The application of s588FL to this case

Section 588FL of the Corporations Act 2001 (Cth) ‘provides that certain interests covered by the Personal Property and Securities Act 2009 (Cth) (‘PPSA‘) that are not registered on the Personal Property Securities Registered within a certain time, vest in the company that is being wound up or in administration.’

In this case, s588FL(2)(b) determines that the registration time for collateral is after the latest of the following times:

  • 6 months before the critical time (s. 588FL(1)(a) – the date of appointment – 7 April);
  • The time that is at the end of 20 business days after the security agreement that gave rise to the security interest came into force, or the time that is the critical time, whichever is earlier; );
  • (iii) – (iv) were not material to this case.

The leases fell within the definition of security interest as defined by s 12 of the PPSA, which includes ‘the interest of a lessor of bailor or goods under a PPS lease’. A PPS lease is defined by examples in s 13 of the PPSA to include a lease or bailment of goods ‘for an indefinite term (even if the lease or bailment is determinable by any party within a year of entering into the lease or bailment)’ is a PPS lease.

The vesting provision is s 588FL(4):

The PPSA security interest vests in the company at the following time, unless the security interest is unaffected by this section because of section 588FN:

  • if the security interest first becomes enforceable against third parties at or before the critical time—immediately before the event mentioned in paragraph (1)(a)
  • if the security interest first becomes enforceable against third parties after the critical time – at the time it first becomes so enforceable.

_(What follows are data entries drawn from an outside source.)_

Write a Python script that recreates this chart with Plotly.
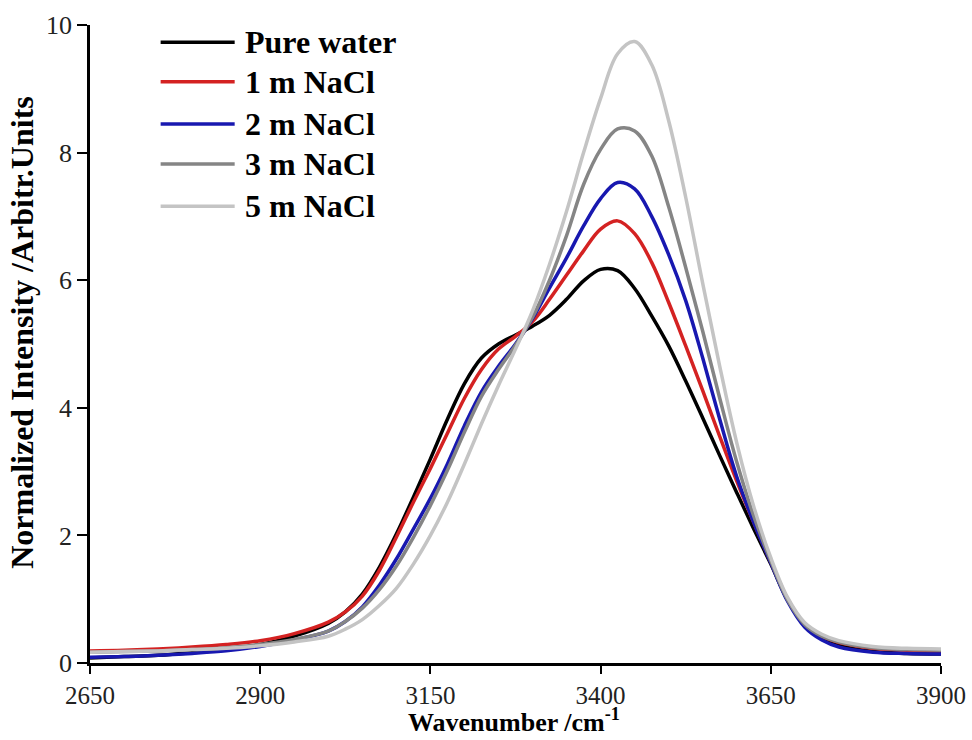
import plotly.graph_objects as go

# Wavenumber grid (cm^-1)
wavenumber = [2650, 2700, 2750, 2800, 2850, 2900, 2950, 3000, 3025, 3050, 3075, 3100, 3125,
              3150, 3175, 3200, 3225, 3250, 3275, 3300, 3325, 3350, 3375, 3400, 3425, 3450,
              3475, 3500, 3525, 3550, 3575, 3600, 3625, 3650, 3675, 3700, 3725, 3750, 3800,
              3850, 3900]

pure_water = [0.08, 0.10, 0.12, 0.16, 0.21, 0.29, 0.42, 0.62, 0.80, 1.08, 1.50, 2.02, 2.60,
              3.20, 3.82, 4.38, 4.78, 5.00, 5.14, 5.28, 5.45, 5.70, 5.99, 6.17, 6.15, 5.87,
              5.44, 4.97, 4.42, 3.84, 3.25, 2.67, 2.10, 1.55, 0.98, 0.60, 0.39, 0.28, 0.18,
              0.15, 0.14]

nacl_1m = [0.19, 0.20, 0.22, 0.25, 0.29, 0.35, 0.46, 0.64, 0.80, 1.05, 1.45, 1.97, 2.52,
           3.05, 3.60, 4.15, 4.60, 4.92, 5.12, 5.35, 5.70, 6.08, 6.46, 6.80, 6.93, 6.73,
           6.28, 5.65, 4.97, 4.27, 3.55, 2.85, 2.20, 1.58, 1.00, 0.60, 0.42, 0.32, 0.23,
           0.20, 0.19]

nacl_2m = [0.09, 0.10, 0.12, 0.15, 0.19, 0.26, 0.36, 0.50, 0.65, 0.88, 1.22, 1.63, 2.10,
           2.58, 3.12, 3.72, 4.25, 4.65, 5.00, 5.40, 5.88, 6.35, 6.85, 7.28, 7.53, 7.43,
           7.00, 6.40, 5.68, 4.78, 3.82, 2.92, 2.20, 1.57, 0.96, 0.56, 0.36, 0.25, 0.17,
           0.15, 0.14]

nacl_3m = [0.17, 0.18, 0.19, 0.21, 0.24, 0.29, 0.37, 0.50, 0.65, 0.86, 1.15, 1.52, 1.97,
           2.47, 3.02, 3.62, 4.18, 4.60, 4.98, 5.42, 6.00, 6.70, 7.50, 8.05, 8.37, 8.34,
           7.95, 7.15, 6.20, 5.20, 4.15, 3.15, 2.30, 1.60, 0.98, 0.60, 0.42, 0.33, 0.24,
           0.21, 0.20]

nacl_5m = [0.17, 0.18, 0.19, 0.21, 0.23, 0.27, 0.33, 0.42, 0.53, 0.68, 0.90, 1.17, 1.55,
           2.00, 2.52, 3.12, 3.75, 4.35, 4.92, 5.52, 6.25, 7.08, 8.00, 8.85, 9.55, 9.74,
           9.38, 8.50, 7.30, 5.95, 4.65, 3.45, 2.45, 1.65, 1.02, 0.63, 0.45, 0.35, 0.26,
           0.23, 0.22]

series_names = ["Pure water", "1 m NaCl", "2 m NaCl", "3 m NaCl", "5 m NaCl"]
series_values = [pure_water, nacl_1m, nacl_2m, nacl_3m, nacl_5m]
series_colors = ["#000000", "#d42222", "#1818b0", "#858585", "#c4c4c4"]

x_ticks = [2650, 2900, 3150, 3400, 3650, 3900]
y_ticks = [0, 2, 4, 6, 8, 10]

SERIF = "Liberation Serif"

fig = go.Figure()
for name, vals, col in zip(series_names, series_values, series_colors):
    fig.add_trace(go.Scatter(x=wavenumber, y=vals, mode="lines", name=name,
                             line=dict(color=col, width=3.5, shape="spline", smoothing=1.0),
                             showlegend=False))

# manual legend (long line samples as in the reference)
legend_y = [0.973, 0.911, 0.845, 0.782, 0.716]
for name, col, ly in zip(series_names, series_colors, legend_y):
    fig.add_shape(type="line", xref="paper", yref="paper",
                  x0=0.083, x1=0.170, y0=ly, y1=ly,
                  line=dict(color=col, width=3.5))
    fig.add_annotation(xref="paper", yref="paper", x=0.180, y=ly, text="<b>" + name + "</b>",
                       showarrow=False, xanchor="left", yanchor="middle",
                       font=dict(family=SERIF, size=32, color="black"))

# axis titles
fig.add_annotation(xref="paper", yref="paper", x=0.498, y=-0.117,
                   text="<b>Wavenumber /cm<sup>-1</sup></b>", showarrow=False,
                   xanchor="center", yanchor="bottom", borderpad=0,
                   font=dict(family=SERIF, size=26, color="black"))
fig.add_annotation(xref="paper", yref="paper", x=-0.080, y=0.519,
                   text="<b>Normalized Intensity /Arbitr.Units</b>", showarrow=False,
                   textangle=-90, xanchor="center", yanchor="middle",
                   font=dict(family=SERIF, size=32, color="black"))

fig.update_layout(
    width=972, height=740,
    margin=dict(l=90, r=31, t=25, b=77),
    paper_bgcolor="white", plot_bgcolor="white",
    font=dict(family=SERIF, color="black"),
)
fig.update_xaxes(range=[2650, 3900], tickvals=x_ticks, ticktext=[str(v) for v in x_ticks],
                 automargin=False,
                 showgrid=False, zeroline=False, showline=True, linecolor="black", linewidth=2.5,
                 ticks="outside", ticklen=8, tickwidth=2, tickcolor="black",
                 tickfont=dict(family=SERIF, size=25, color="#222"))
fig.update_yaxes(range=[0, 10], tickvals=y_ticks, ticktext=[str(v) for v in y_ticks],
                 automargin=False,
                 showgrid=False, zeroline=False, showline=True, linecolor="black", linewidth=2.5,
                 ticks="outside", ticklen=10, tickwidth=2, tickcolor="black",
                 tickfont=dict(family=SERIF, size=26, color="#222"))

fig.write_html("out.html", config={"displayModeBar": False},
               post_script="document.body.style.margin='0';document.body.style.overflow='hidden';")
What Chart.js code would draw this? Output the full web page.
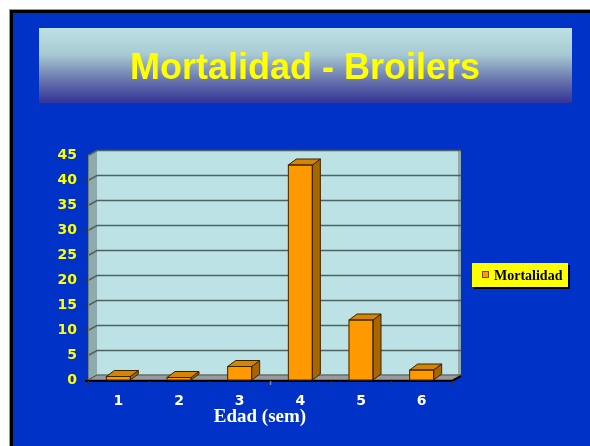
<!DOCTYPE html>
<html>
<head>
<meta charset="utf-8">
<script src="https://cdn.jsdelivr.net/npm/chart.js@4.4.0/dist/chart.umd.min.js"></script>
<style>
html,body{margin:0;padding:0;background:#fff;}
#wrap{width:590px;height:446px;position:relative;}
canvas{display:block;}
</style>
</head>
<body>
<div id="wrap"><canvas id="c" width="590" height="446"></canvas></div>
<script>
const titleText = "Mortalidad - Broilers";
const categories = ["1", "2", "3", "4", "5", "6"];
const mortalidad = [0.7, 0.5, 2.7, 43, 12, 2];
const seriesName = "Mortalidad";
const axisTitle = "Edad (sem)";
const yMin = 0, yMax = 45, yStep = 5;

const WALL_DX = 9, WALL_DY = 5;
const BAR_DX = 8, BAR_DY = 6;

const scene = {
  id: 'scene',
  beforeDraw(chart) {
    const ctx = chart.ctx;
    const W = chart.width, H = chart.height;
    ctx.save();
    ctx.fillStyle = '#ffffff';
    ctx.fillRect(0, 0, W, H);
    ctx.fillStyle = '#999999';
    ctx.fillRect(9, 9, W, H);
    ctx.fillStyle = '#000000';
    ctx.fillRect(10, 10, W, H);
    ctx.fillStyle = '#0032C8';
    ctx.fillRect(13, 13, W, H);
    // title box
    const g = ctx.createLinearGradient(0, 28, 0, 103);
    g.addColorStop(0, '#BCE2E4');
    g.addColorStop(0.35, '#A8CAD4');
    g.addColorStop(0.7, '#6874AC');
    g.addColorStop(1, '#333399');
    ctx.fillStyle = g;
    ctx.fillRect(39, 28, 533, 75);
    ctx.fillStyle = '#FFFF00';
    ctx.font = 'bold 36px "Liberation Sans", Arial, sans-serif';
    ctx.textAlign = 'center';
    ctx.textBaseline = 'alphabetic';
    ctx.fillText(titleText, 305, 79);

    // 3D walls
    const a = chart.chartArea;
    const ys = chart.scales.y;
    const L = a.left, R = a.right, T = a.top, B = a.bottom;
    // side wall
    ctx.fillStyle = '#8FAAAD';
    ctx.beginPath();
    ctx.moveTo(L, T); ctx.lineTo(L + WALL_DX, T - WALL_DY);
    ctx.lineTo(L + WALL_DX, B - WALL_DY); ctx.lineTo(L, B); ctx.closePath();
    ctx.fill();
    // back wall
    ctx.fillStyle = '#BCE2E5';
    ctx.fillRect(L + WALL_DX, T - WALL_DY, R - L, B - T);
    // right edge shading
    ctx.fillStyle = '#8FA8AA';
    ctx.fillRect(R + WALL_DX - 3, T - WALL_DY, 3, B - T);
    // gridlines
    ctx.lineWidth = 1.5;
    for (let v = yMin; v <= yMax; v += yStep) {
      const y = Math.round(ys.getPixelForValue(v)) + 0.5;
      ctx.strokeStyle = '#4E6262';
      ctx.beginPath();
      ctx.moveTo(L, y);
      ctx.lineTo(L + WALL_DX, y - WALL_DY);
      ctx.lineTo(R + WALL_DX, y - WALL_DY);
      ctx.stroke();
      ctx.strokeStyle = '#333333';
      ctx.beginPath();
      ctx.moveTo(L - 4, y); ctx.lineTo(L, y);
      ctx.stroke();
    }
    // wall outline
    ctx.strokeStyle = '#6E8484';
    ctx.lineWidth = 1;
    ctx.beginPath();
    ctx.moveTo(L + 0.5, B); ctx.lineTo(L + 0.5, T);
    ctx.stroke();
    // floor
    ctx.fillStyle = '#9A9A9A';
    ctx.beginPath();
    ctx.moveTo(L, B); ctx.lineTo(R, B);
    ctx.lineTo(R + WALL_DX, B - WALL_DY); ctx.lineTo(L + WALL_DX, B - WALL_DY);
    ctx.closePath(); ctx.fill();
    ctx.strokeStyle = '#555555';
    ctx.stroke();
    ctx.restore();
  },
  afterDatasetsDraw(chart) {
    const ctx = chart.ctx;
    const a = chart.chartArea;
    ctx.save();
    // front axis line
    ctx.strokeStyle = '#000000';
    ctx.lineWidth = 2;
    ctx.beginPath();
    ctx.moveTo(a.left - 3, a.bottom + 1);
    ctx.lineTo(a.right, a.bottom + 1);
    ctx.lineTo(a.right + WALL_DX, a.bottom + 1 - WALL_DY);
    ctx.stroke();
    // x tick marks
    ctx.lineWidth = 1.5;
    const n = categories.length;
    const step = (a.right - a.left) / n;
    for (let i = 0; i <= n; i++) {
      const x = Math.round(a.left + i * step) + 0.5;
      ctx.strokeStyle = i === 3 ? '#888888' : '#333333';
      ctx.beginPath();
      ctx.moveTo(x, a.bottom + 1); ctx.lineTo(x, a.bottom + 5);
      ctx.stroke();
    }
    // axis title
    ctx.fillStyle = '#FFFFFF';
    ctx.font = 'bold 19px "Liberation Serif", "Times New Roman", serif';
    ctx.textAlign = 'center';
    ctx.textBaseline = 'alphabetic';
    ctx.fillText(axisTitle, 260, 422);

    // legend
    ctx.fillStyle = '#000000';
    ctx.fillRect(474, 265, 96, 24);
    ctx.fillStyle = '#FFFF00';
    ctx.fillRect(472, 263, 96, 24);
    ctx.fillStyle = '#FF9900';
    ctx.fillRect(482, 271, 7, 7);
    ctx.strokeStyle = '#7A4A00';
    ctx.lineWidth = 1;
    ctx.strokeRect(482.5, 271.5, 6, 6);
    ctx.fillStyle = '#000000';
    ctx.font = 'bold 14px "Liberation Serif", "Times New Roman", serif';
    ctx.textAlign = 'left';
    ctx.fillText(seriesName, 494, 280);
    ctx.restore();
  }
};

const bar3d = {
  id: 'bar3d',
  afterDatasetsDraw(chart) {
    const ctx = chart.ctx;
    const meta = chart.getDatasetMeta(0);
    ctx.save();
    ctx.lineWidth = 1;
    ctx.strokeStyle = '#3A2200';
    meta.data.forEach(el => {
      const p = el.getProps(['x', 'y', 'base', 'width'], true);
      const l = p.x - p.width / 2, r = p.x + p.width / 2;
      const t = p.y, b = p.base;
      ctx.fillStyle = '#A86600';
      ctx.beginPath();
      ctx.moveTo(r, t); ctx.lineTo(r + BAR_DX, t - BAR_DY);
      ctx.lineTo(r + BAR_DX, b - BAR_DY); ctx.lineTo(r, b); ctx.closePath();
      ctx.fill(); ctx.stroke();
      ctx.fillStyle = '#D58600';
      ctx.beginPath();
      ctx.moveTo(l, t); ctx.lineTo(l + BAR_DX, t - BAR_DY);
      ctx.lineTo(r + BAR_DX, t - BAR_DY); ctx.lineTo(r, t); ctx.closePath();
      ctx.fill(); ctx.stroke();
      ctx.strokeRect(l, t, r - l, b - t);
    });
    ctx.restore();
  }
};

new Chart(document.getElementById('c'), {
  type: 'bar',
  data: {
    labels: categories,
    datasets: [{
      label: seriesName,
      data: mortalidad,
      backgroundColor: '#FF9900',
      borderWidth: 0,
      barThickness: 24
    }]
  },
  options: {
    responsive: false,
    animation: false,
    devicePixelRatio: 1,
    layout: { padding: { left: 0, right: 138, top: 155, bottom: 0 } },
    plugins: {
      legend: { display: false },
      title: { display: false },
      tooltip: { enabled: false }
    },
    scales: {
      x: {
        grid: { display: false, drawTicks: false },
        border: { display: false },
        ticks: {
          color: '#FFFFFF',
          padding: 13,
          font: { family: '"DejaVu Sans", sans-serif', weight: 'bold', size: 14 }
        },
        afterFit(s) { s.height = 66; }
      },
      y: {
        min: yMin, max: yMax,
        grid: { display: false, drawTicks: false },
        border: { display: false },
        ticks: {
          stepSize: yStep,
          color: '#FFFF00',
          padding: 11,
          font: { family: '"DejaVu Sans", sans-serif', weight: 'bold', size: 14 }
        },
        afterFit(s) { s.width = 88; }
      }
    }
  },
  plugins: [scene, bar3d]
});
</script>
</body>
</html>
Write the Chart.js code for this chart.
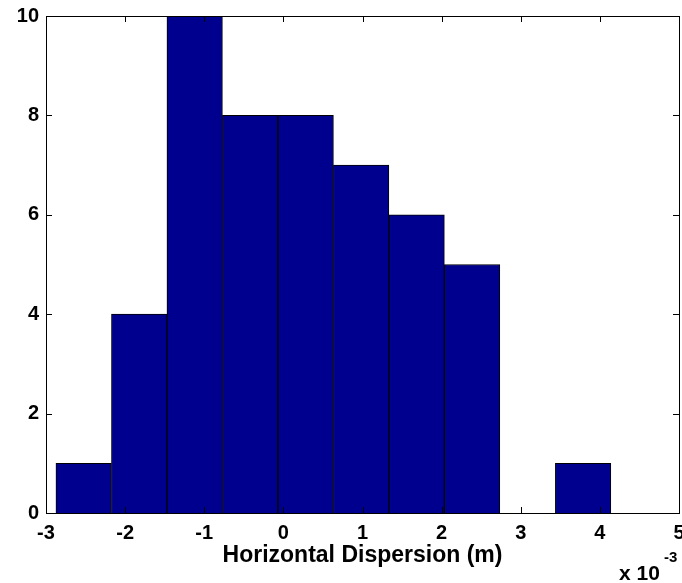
<!DOCTYPE html>
<html>
<head>
<meta charset="utf-8">
<script src="https://cdn.jsdelivr.net/npm/chart.js@4.4.1/dist/chart.umd.min.js"></script>
<style>
  html, body { margin: 0; padding: 0; background: #fff; }
  #wrap { width: 682px; height: 583px; }
</style>
</head>
<body>
<div id="wrap"><canvas id="histChart"></canvas></div>
<script>
// bin centres (x 10^-3 m) and counts
const binCenters = [-2.524, -1.822, -1.121, -0.420, 0.282, 0.983, 1.684, 2.385, 3.087, 3.788];
const counts = [1, 4, 10, 8, 8, 7, 6, 5, 0, 1];
const xTicks = [-3, -2, -1, 0, 1, 2, 3, 4, 5];
const yTicks = [0, 2, 4, 6, 8, 10];

const fontFamily = "'Liberation Sans', Arial, sans-serif";

// MATLAB style box with inward ticks on all four sides
const boxTicks = {
  id: "boxTicks",
  afterDraw(chart) {
    const { ctx, chartArea: a, scales } = chart;
    const len = 6;
    ctx.save();
    ctx.strokeStyle = "#000";
    ctx.lineWidth = 1;
    ctx.beginPath();
    xTicks.forEach((v) => {
      const x = Math.round(scales.x.getPixelForValue(v)) + 0.5;
      ctx.moveTo(x, a.bottom); ctx.lineTo(x, a.bottom - len);
      ctx.moveTo(x, a.top); ctx.lineTo(x, a.top + len);
    });
    yTicks.forEach((v) => {
      const y = Math.round(scales.y.getPixelForValue(v)) + 0.5;
      ctx.moveTo(a.left, y); ctx.lineTo(a.left + len, y);
      ctx.moveTo(a.right, y); ctx.lineTo(a.right - len, y);
    });
    ctx.stroke();
    ctx.strokeRect(Math.round(a.left) + 0.5, Math.round(a.top) + 0.5,
      Math.round(a.right - a.left), Math.round(a.bottom - a.top));

    // exponent label
    ctx.fillStyle = "#000";
    ctx.textAlign = "left";
    ctx.textBaseline = "alphabetic";
    ctx.font = "bold 21px " + fontFamily;
    ctx.fillText("x 10", 619, 580);
    ctx.font = "bold 15px " + fontFamily;
    ctx.fillText("-3", 664, 562);
    ctx.restore();
  },
};

new Chart(document.getElementById("histChart"), {
  type: "bar",
  data: {
    datasets: [
      {
        data: binCenters.map((x, i) => ({ x, y: counts[i] })),
        backgroundColor: "#00008f",
        borderColor: "#000",
        borderWidth: 1,
        barPercentage: 1,
        categoryPercentage: 1,
      },
    ],
  },
  options: {
    responsive: true,
    maintainAspectRatio: false,
    animation: false,
    layout: { padding: { top: 16, right: 3, left: 0, bottom: 0 } },
    plugins: { legend: { display: false }, tooltip: { enabled: false } },
    scales: {
      x: {
        type: "linear",
        min: -3,
        max: 5,
        offset: false,
        afterBuildTicks: (s) => { s.ticks = xTicks.map((v) => ({ value: v })); },
        afterFit: (s) => { s.height = 70; s.paddingLeft = 0; s.paddingRight = 0; },
        grid: { display: false, drawTicks: false },
        border: { display: false },
        ticks: {
          color: "#000",
          padding: 8,
          maxRotation: 0,
          autoSkip: false,
          font: { family: fontFamily, size: 20, weight: "bold" },
        },
        title: {
          display: true,
          text: "Horizontal Dispersion (m)",
          color: "#000",
          padding: { top: 0, bottom: 14 },
          font: { family: fontFamily, size: 23, weight: "bold" },
        },
      },
      y: {
        min: 0,
        max: 10,
        afterBuildTicks: (s) => { s.ticks = yTicks.map((v) => ({ value: v })); },
        afterFit: (s) => { s.width = 46; s.paddingTop = 0; s.paddingBottom = 0; },
        grid: { display: false, drawTicks: false },
        border: { display: false },
        ticks: {
          color: "#000",
          padding: 7,
          font: { family: fontFamily, size: 20, weight: "bold" },
        },
      },
    },
  },
  plugins: [boxTicks],
});
</script>
</body>
</html>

For the purposes of determining the superior interest in the formwork equipment, The Delivery Dates were critical:

  • For equipment leased and delivered prior to 21 January 2014, the equipment was not subject to the security interest registered on the PPSR and vested in the liquidator;
  • For the equipment leased and delivered on 26 February 2014 and on or about the 31 March 2014, the registration time was 7 April 2014, pursuant to s588FL(2)(b)(ii), which specifies the critical time (appointment date) as the registration time.

Relevant Findings

His Honour Sifris J found that the security interest in respect of all equipment delivered prior to 21 January 2014 vested in Relux on 7 April 2014, and equipment delivered on 26 February 2014 and on or about 31 March 2014 did not vest in Relux as they were subject to Doka’s registration on the PPSR.

His Honour noted that s588FL “can lead to seemingly draconian outcomes, particularly where the property is valuable” – the property in question was valued at over $1 million. However, His Honour pointed to the Explanatory Memorandum to the PPSA, which noted that the “provisions are needed ‘to prevent security interests being granted fraudulently with knowledge of an imminent administration, liquidation or deed of company arrangement’.”

Aitken Notes

  • For companies who lease equipment to their clients, such leases should be appropriately drafted to ensure that the interest of the owner and/or lessor of the equipment is preserved in all circumstances;
  • Registrations on the PPSR must be appropriately drafted and collateral must be adequately described in respect of each registration; and
  • To ensure protection and compliance in a continually changing regulatory environment, Terms and Conditions of Trade must be regularly reviewed.

(Nahum Ayliffe worked on the Relux Case for the plaintiffs.)